■ **ITEMS**
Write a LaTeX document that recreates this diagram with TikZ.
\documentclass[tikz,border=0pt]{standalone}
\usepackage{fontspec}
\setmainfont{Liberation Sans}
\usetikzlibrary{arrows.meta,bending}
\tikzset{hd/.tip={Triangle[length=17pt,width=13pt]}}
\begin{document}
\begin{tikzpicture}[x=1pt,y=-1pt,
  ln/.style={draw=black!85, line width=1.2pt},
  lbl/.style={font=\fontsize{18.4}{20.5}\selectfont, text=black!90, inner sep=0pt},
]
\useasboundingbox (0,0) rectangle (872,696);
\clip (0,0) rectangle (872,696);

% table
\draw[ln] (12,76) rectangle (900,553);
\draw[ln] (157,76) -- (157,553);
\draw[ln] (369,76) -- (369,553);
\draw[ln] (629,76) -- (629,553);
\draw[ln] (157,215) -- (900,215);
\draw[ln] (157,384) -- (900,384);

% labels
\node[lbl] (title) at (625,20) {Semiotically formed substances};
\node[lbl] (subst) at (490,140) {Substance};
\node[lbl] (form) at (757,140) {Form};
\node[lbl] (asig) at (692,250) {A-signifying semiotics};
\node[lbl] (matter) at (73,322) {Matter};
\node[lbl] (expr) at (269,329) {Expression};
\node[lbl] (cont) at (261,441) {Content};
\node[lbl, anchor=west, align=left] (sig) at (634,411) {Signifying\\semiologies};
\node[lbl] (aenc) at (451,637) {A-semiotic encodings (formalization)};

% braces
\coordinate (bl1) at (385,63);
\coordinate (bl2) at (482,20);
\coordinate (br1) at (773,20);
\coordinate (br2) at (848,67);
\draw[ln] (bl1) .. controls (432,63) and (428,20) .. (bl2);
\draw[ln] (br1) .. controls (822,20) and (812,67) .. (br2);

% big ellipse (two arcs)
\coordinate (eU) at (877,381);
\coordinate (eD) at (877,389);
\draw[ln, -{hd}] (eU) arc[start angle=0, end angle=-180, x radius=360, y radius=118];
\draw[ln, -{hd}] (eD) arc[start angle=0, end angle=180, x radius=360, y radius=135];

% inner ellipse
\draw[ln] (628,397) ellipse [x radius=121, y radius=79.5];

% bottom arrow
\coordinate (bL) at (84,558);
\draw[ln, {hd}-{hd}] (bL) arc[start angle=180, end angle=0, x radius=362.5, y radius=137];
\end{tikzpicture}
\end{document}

==

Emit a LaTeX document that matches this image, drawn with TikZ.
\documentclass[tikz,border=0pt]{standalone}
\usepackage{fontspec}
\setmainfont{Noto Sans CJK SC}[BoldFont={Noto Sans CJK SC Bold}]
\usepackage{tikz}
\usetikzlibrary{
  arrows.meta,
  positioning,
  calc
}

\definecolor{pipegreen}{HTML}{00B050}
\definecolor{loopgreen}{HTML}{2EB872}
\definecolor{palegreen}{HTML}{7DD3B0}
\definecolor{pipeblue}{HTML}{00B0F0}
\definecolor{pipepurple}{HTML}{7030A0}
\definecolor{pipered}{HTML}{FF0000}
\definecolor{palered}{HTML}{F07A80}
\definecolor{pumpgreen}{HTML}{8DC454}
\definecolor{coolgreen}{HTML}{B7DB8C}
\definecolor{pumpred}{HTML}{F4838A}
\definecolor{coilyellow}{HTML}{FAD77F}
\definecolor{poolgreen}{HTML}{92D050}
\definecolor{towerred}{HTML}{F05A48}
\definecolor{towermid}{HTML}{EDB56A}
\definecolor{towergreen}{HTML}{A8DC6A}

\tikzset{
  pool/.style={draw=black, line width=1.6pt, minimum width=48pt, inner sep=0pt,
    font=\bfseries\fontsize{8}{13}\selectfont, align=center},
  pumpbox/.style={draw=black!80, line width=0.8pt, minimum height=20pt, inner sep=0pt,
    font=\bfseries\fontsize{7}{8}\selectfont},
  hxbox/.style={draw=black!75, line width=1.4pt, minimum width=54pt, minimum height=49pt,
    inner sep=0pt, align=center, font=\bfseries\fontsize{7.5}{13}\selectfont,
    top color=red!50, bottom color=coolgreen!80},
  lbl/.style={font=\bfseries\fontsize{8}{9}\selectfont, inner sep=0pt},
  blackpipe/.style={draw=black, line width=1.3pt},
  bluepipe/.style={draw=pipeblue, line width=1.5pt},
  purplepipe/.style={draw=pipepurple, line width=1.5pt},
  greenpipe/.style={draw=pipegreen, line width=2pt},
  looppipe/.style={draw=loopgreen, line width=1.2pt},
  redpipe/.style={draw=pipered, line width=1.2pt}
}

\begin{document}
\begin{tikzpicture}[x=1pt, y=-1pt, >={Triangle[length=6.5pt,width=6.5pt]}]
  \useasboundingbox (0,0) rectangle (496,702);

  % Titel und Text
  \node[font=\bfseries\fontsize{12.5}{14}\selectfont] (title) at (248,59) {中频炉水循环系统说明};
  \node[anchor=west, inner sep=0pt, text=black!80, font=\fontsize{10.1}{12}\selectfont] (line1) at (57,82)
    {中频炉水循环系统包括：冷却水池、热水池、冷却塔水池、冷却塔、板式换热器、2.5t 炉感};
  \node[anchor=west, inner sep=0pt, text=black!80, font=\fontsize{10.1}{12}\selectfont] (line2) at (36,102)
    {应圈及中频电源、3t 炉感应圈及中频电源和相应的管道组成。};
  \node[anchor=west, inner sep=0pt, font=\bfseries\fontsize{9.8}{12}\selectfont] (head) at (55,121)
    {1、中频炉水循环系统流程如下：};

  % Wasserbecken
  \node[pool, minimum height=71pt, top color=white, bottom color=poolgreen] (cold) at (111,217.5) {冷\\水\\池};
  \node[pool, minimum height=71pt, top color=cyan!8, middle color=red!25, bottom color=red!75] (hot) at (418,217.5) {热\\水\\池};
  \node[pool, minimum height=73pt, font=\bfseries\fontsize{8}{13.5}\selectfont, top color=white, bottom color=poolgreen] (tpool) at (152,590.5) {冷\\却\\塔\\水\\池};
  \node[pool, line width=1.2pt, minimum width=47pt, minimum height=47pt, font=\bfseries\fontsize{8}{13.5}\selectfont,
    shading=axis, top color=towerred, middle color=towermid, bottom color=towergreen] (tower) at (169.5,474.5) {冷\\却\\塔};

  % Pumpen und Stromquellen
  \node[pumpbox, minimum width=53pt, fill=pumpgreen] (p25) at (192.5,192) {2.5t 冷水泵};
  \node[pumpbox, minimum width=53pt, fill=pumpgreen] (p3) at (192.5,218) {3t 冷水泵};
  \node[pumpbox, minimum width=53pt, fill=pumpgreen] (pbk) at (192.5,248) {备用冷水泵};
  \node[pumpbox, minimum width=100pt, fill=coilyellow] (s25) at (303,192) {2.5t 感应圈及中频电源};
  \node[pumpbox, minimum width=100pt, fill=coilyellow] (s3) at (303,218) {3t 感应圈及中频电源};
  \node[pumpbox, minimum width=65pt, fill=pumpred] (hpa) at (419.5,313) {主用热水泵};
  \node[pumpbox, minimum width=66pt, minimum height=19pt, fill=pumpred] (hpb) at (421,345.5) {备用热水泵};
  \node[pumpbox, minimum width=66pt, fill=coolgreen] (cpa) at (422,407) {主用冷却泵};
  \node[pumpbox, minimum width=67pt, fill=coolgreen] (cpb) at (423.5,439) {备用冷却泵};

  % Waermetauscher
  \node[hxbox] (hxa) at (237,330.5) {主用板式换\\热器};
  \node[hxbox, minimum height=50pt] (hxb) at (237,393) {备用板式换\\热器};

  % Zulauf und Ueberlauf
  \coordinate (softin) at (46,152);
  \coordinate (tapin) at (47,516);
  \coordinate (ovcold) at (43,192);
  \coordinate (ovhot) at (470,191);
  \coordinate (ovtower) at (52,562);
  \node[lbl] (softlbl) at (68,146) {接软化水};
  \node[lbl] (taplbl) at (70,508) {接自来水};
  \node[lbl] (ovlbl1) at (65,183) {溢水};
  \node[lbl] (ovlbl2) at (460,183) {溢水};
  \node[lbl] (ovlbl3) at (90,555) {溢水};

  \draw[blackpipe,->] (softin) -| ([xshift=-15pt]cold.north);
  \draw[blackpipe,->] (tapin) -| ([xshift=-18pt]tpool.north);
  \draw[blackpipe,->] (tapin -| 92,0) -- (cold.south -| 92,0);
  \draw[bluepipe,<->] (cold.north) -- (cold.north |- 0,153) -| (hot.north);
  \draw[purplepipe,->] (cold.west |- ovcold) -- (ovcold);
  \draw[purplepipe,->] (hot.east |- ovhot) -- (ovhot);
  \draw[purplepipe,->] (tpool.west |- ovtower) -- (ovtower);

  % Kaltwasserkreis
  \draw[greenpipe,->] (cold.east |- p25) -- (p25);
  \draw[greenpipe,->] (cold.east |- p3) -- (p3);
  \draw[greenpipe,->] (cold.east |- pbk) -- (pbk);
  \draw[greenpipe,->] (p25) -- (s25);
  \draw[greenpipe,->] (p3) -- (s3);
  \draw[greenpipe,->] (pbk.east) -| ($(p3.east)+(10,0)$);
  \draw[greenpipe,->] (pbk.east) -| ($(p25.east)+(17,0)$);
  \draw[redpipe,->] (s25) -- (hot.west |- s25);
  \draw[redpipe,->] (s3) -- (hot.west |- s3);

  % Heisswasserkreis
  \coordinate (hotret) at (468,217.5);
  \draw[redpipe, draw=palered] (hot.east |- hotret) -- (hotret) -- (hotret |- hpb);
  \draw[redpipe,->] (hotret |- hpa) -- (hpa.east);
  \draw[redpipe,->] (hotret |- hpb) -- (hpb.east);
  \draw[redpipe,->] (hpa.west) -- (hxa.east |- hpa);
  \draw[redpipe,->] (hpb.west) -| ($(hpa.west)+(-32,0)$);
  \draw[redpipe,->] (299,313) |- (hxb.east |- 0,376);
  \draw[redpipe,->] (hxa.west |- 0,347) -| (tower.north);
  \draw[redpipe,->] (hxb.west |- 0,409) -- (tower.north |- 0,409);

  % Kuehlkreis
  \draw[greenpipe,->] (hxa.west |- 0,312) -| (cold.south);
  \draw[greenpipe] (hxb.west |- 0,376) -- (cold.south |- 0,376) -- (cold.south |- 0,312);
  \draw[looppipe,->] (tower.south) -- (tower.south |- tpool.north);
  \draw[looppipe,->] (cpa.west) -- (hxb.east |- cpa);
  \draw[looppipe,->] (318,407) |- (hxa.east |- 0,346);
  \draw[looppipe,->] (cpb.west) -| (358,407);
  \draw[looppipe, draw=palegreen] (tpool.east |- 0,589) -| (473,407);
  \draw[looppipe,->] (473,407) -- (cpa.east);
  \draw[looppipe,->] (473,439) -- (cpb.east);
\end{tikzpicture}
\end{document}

* * *

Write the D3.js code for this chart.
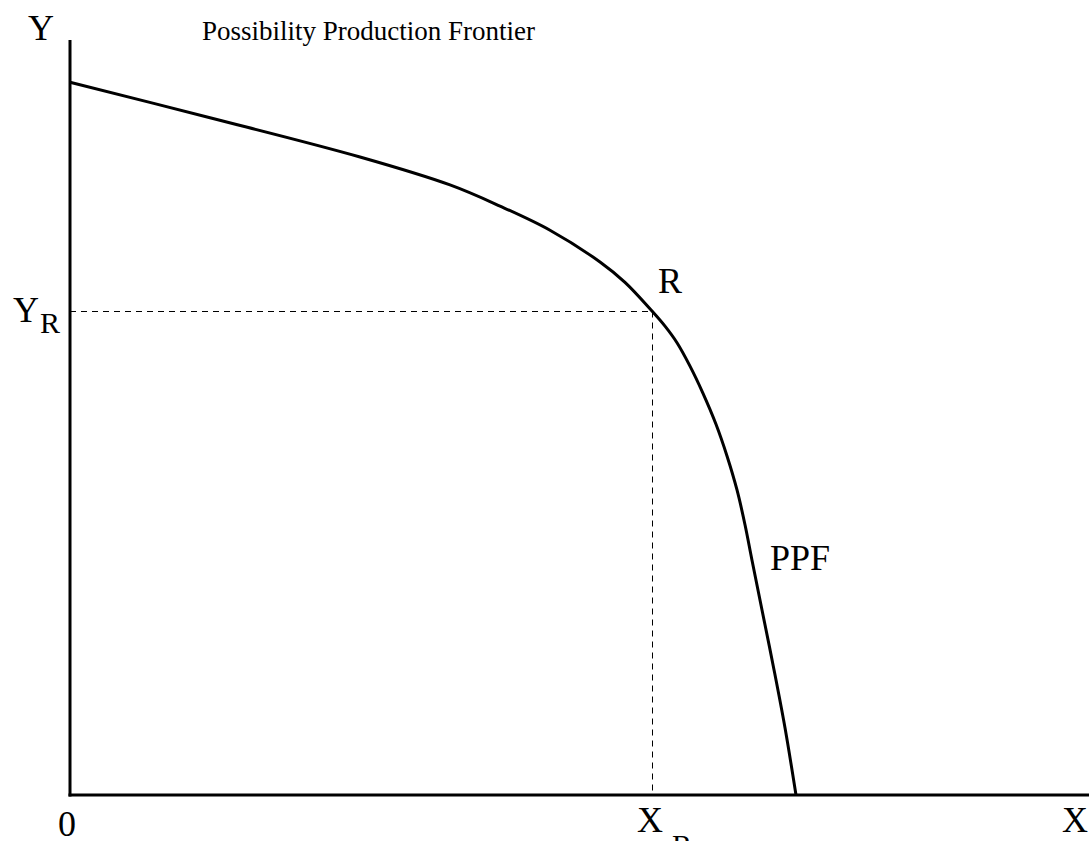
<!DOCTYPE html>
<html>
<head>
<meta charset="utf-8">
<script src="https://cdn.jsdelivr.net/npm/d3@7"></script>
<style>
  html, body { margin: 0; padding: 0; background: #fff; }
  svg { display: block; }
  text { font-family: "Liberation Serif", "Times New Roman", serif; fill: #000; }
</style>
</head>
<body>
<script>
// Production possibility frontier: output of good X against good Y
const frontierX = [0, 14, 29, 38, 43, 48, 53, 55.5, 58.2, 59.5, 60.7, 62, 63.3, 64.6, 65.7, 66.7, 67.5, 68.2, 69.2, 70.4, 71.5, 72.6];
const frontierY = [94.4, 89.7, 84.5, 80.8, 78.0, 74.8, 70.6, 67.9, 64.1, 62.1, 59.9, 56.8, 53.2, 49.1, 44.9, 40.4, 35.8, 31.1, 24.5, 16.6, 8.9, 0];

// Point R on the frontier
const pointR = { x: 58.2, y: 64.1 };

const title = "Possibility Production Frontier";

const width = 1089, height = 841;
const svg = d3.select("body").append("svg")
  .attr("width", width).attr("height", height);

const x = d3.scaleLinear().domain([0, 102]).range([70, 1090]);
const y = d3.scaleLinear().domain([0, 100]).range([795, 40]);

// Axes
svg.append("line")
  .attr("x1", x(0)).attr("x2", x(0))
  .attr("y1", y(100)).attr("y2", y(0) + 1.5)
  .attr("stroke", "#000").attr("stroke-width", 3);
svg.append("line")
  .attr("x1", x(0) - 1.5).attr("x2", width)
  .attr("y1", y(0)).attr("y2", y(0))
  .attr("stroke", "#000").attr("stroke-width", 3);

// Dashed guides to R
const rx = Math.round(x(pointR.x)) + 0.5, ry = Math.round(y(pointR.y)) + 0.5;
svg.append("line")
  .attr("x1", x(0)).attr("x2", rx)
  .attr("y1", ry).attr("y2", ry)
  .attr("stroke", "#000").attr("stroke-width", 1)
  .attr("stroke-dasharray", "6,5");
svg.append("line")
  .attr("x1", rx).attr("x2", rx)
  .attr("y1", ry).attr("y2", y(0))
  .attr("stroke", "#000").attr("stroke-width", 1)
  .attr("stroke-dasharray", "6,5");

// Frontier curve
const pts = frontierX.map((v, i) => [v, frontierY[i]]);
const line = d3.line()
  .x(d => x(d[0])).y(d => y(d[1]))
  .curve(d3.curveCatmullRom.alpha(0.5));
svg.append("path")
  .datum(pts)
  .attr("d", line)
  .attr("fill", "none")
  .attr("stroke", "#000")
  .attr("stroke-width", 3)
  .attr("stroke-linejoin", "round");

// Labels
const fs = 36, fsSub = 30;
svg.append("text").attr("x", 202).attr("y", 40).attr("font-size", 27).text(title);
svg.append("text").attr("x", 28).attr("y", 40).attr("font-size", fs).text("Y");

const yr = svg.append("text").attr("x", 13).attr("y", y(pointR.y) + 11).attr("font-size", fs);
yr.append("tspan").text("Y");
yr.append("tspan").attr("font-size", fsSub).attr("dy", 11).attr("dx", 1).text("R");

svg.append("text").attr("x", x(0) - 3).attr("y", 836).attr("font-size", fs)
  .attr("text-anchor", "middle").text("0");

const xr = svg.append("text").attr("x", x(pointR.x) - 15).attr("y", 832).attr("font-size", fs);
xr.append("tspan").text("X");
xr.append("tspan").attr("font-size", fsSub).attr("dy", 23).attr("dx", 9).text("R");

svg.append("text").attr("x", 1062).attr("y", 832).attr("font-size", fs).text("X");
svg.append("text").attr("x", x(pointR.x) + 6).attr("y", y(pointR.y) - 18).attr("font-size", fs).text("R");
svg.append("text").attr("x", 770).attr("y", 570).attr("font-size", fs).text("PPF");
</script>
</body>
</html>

■ **GIVEN REQUEST**
In the listing above, find the line containing "Write the D3.js code for this chart." and the line containing "const y = d3.scaleLinear().domain([0, 100]).range([795, 40]);", then write out both of them and every line between, exactly, with no pictures.

■ **RESULT OF THIS EXERCISE**
Write the D3.js code for this chart.
<!DOCTYPE html>
<html>
<head>
<meta charset="utf-8">
<script src="https://cdn.jsdelivr.net/npm/d3@7"></script>
<style>
  html, body { margin: 0; padding: 0; background: #fff; }
  svg { display: block; }
  text { font-family: "Liberation Serif", "Times New Roman", serif; fill: #000; }
</style>
</head>
<body>
<script>
// Production possibility frontier: output of good X against good Y
const frontierX = [0, 14, 29, 38, 43, 48, 53, 55.5, 58.2, 59.5, 60.7, 62, 63.3, 64.6, 65.7, 66.7, 67.5, 68.2, 69.2, 70.4, 71.5, 72.6];
const frontierY = [94.4, 89.7, 84.5, 80.8, 78.0, 74.8, 70.6, 67.9, 64.1, 62.1, 59.9, 56.8, 53.2, 49.1, 44.9, 40.4, 35.8, 31.1, 24.5, 16.6, 8.9, 0];

// Point R on the frontier
const pointR = { x: 58.2, y: 64.1 };

const title = "Possibility Production Frontier";

const width = 1089, height = 841;
const svg = d3.select("body").append("svg")
  .attr("width", width).attr("height", height);

const x = d3.scaleLinear().domain([0, 102]).range([70, 1090]);
const y = d3.scaleLinear().domain([0, 100]).range([795, 40]);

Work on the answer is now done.